Aralia.

Botanical name: 

Related entries: Aralia nudicaulis, A. racemosa under alteratives - Aralia spinosa under diaphoretics - Aralia hispida under diuretics

The bark of the Aralia spinosa.

Preparation.—Tincture of Aralia.

Dose.—From ten drops to one drachm.

Therapeutic Action.—The Aralia Spinosa is stimulant, diaphoretic, alterative, sialagogue and febrifuge. Its properties appear to be those of a stimulant and diaphoretic, and as such it has been principally employed. We have used it mostly in the same cases in which the xanthoxylum is recommended, as a substitute for that agent. It is employed with advantage in chronic rheumatism; and in colic, flatulence, dyspepsia and torpor of the bowels, it will be found a useful stimulant and carminative. Purch asserts that the tincture of the berries is remarkable for relieving rheumatic pains.
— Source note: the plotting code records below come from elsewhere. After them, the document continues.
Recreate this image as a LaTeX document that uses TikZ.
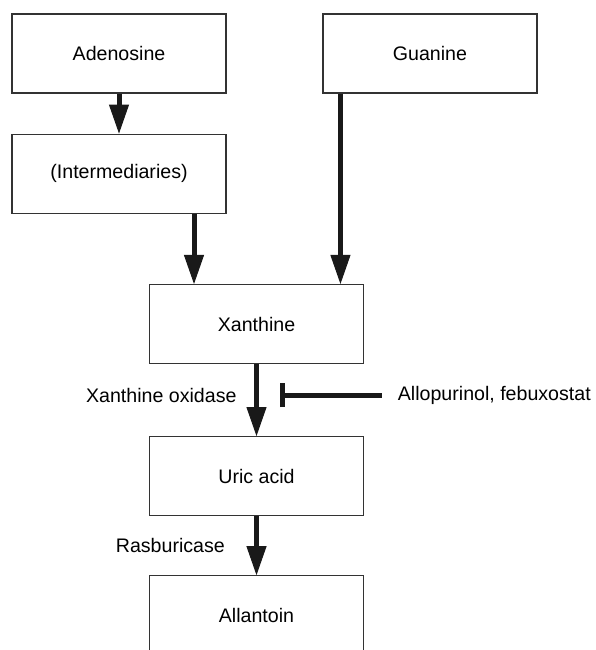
\documentclass[tikz,border=0pt]{standalone}
\usepackage{fontspec}
\setmainfont{Liberation Sans}
\usetikzlibrary{positioning,arrows.meta}

\begin{document}
\begin{tikzpicture}[
  x=1pt, y=-1pt,
  font=\fontsize{19.6}{23}\selectfont,
  box/.style={draw=black!80, line width=1.1pt, minimum width=214pt, minimum height=79pt, align=center},
  arrow/.style={-{Triangle[length=29pt,width=20pt,line width=1pt]}, line width=5pt, black!90},
  inhibit/.style={-{Bar[width=24pt]}, line width=5pt, black!90},
  note/.style={inner sep=0pt}
]
\useasboundingbox (0,0) rectangle (595,650);
\clip (0,0) rectangle (595,650);
\node[box] (adeno) at (119,53.5) {Adenosine};
\node[box, below=40pt of adeno] (inter) {(Intermediaries)};
\node[box] (guan) at (430,53.5) {Guanine};
\node[box] (xan) at (256.5,324) {Xanthine};
\node[box, below=72pt of xan] (uric) {Uric acid};
\node[box, below=59pt of uric] (allan) {Allantoin};
% enzymes and drugs
\node[note, anchor=east] (xo) at (236.7,395) {Xanthine oxidase};
\node[note, anchor=west] (drug) at (397.7,395) {Allopurinol, febuxostat};
\node[note, anchor=east] (rasb) at (225,545) {Rasburicase};
\draw[arrow] (adeno) -- (inter);
\draw[arrow] ([xshift=75pt]inter.south) -- ([xshift=75pt]inter.south |- xan.north);
\draw[arrow] ([xshift=18pt]guan.south west) -- ([xshift=18pt]guan.south west |- xan.north);
\draw[arrow] (xan) -- (uric);
\draw[arrow] (uric) -- (allan);
\draw[inhibit] ([xshift=-16pt]drug.west) -- ([xshift=23.5pt]xan.south |- drug.west);
\end{tikzpicture}
\end{document}
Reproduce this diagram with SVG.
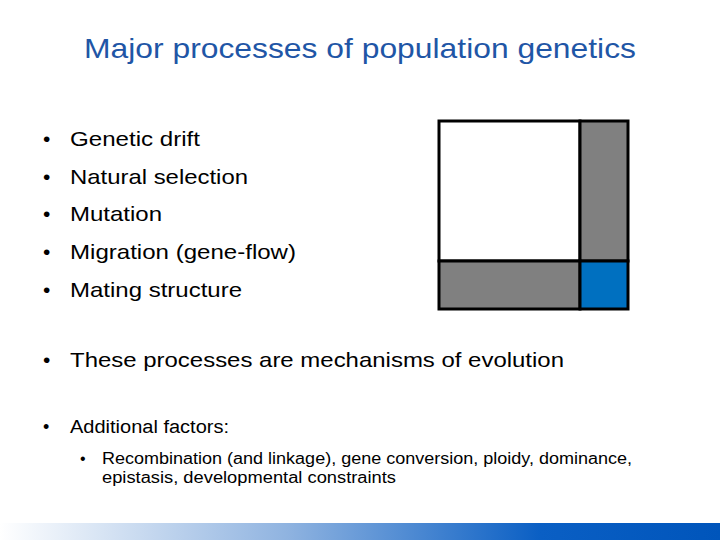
<svg xmlns="http://www.w3.org/2000/svg" width="720" height="540" viewBox="0 0 720 540">
<defs>
<linearGradient id="bar" x1="0" x2="1" y1="0" y2="0">
<stop offset="0" stop-color="#ffffff"/>
<stop offset="0.4" stop-color="#8fb3e0"/>
<stop offset="0.75" stop-color="#0a5fc4"/>
<stop offset="1" stop-color="#0055bb"/>
</linearGradient>
<style>
.t{font-family:"Liberation Sans",Arial,sans-serif;fill:#000}
.b{font-size:21px}
.s{font-size:16px}
.box{stroke:#000;stroke-width:3}
</style>
</defs>
<rect width="720" height="540" fill="#fff"/>
<text x="360" y="58" text-anchor="middle" font-family="Liberation Sans,Arial,sans-serif" font-size="28" fill="#1f56a6" textLength="552" lengthAdjust="spacingAndGlyphs">Major processes of population genetics</text>
<g class="t b">
<text x="43" y="146">•</text><text x="70" y="146" textLength="130" lengthAdjust="spacingAndGlyphs">Genetic drift</text>
<text x="43" y="184">•</text><text x="70" y="184" textLength="178" lengthAdjust="spacingAndGlyphs">Natural selection</text>
<text x="43" y="221">•</text><text x="70" y="221" textLength="92" lengthAdjust="spacingAndGlyphs">Mutation</text>
<text x="43" y="259">•</text><text x="70" y="259" textLength="226" lengthAdjust="spacingAndGlyphs">Migration (gene-flow)</text>
<text x="43" y="297">•</text><text x="70" y="297" textLength="172" lengthAdjust="spacingAndGlyphs">Mating structure</text>
<text x="43" y="367">•</text><text x="70" y="367" textLength="494" lengthAdjust="spacingAndGlyphs">These processes are mechanisms of evolution</text>
</g>
<g class="t">
<text x="43" y="433" font-size="18">•</text><text x="70" y="433" font-size="18" textLength="159" lengthAdjust="spacingAndGlyphs">Additional factors:</text>
<text x="80" y="464" class="s">•</text><text x="102" y="464" class="s" textLength="530" lengthAdjust="spacingAndGlyphs">Recombination (and linkage), gene conversion, ploidy, dominance,</text>
<text x="102" y="483" class="s" textLength="294" lengthAdjust="spacingAndGlyphs">epistasis,  developmental constraints</text>
</g>
<g id="squares">
<rect class="box" x="439" y="121" width="141" height="140" fill="#fff"/>
<rect class="box" x="580" y="121" width="48" height="140" fill="#808080"/>
<rect class="box" x="439" y="261" width="141" height="48" fill="#808080"/>
<rect class="box" x="580" y="261" width="48" height="48" fill="#0070c0"/>
</g>
<rect x="0" y="523" width="720" height="17" fill="url(#bar)"/>
</svg>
It has also been employed with advantage in colic. Porcher says it has been successfully used in South Carolina in syphilis, and it was employed by the negroes in snake-bites with success. It has been used in chronic cutaneous diseases, and other affections requiring the use of alteratives, like other species of the Aralia. The tincture of the bark was prescribed with advantage in the cholera. As a general excitant, diaphoretic and alterative, this agent is possessed of active medicinal properties, which should entitle it to greater attention than it has yet received.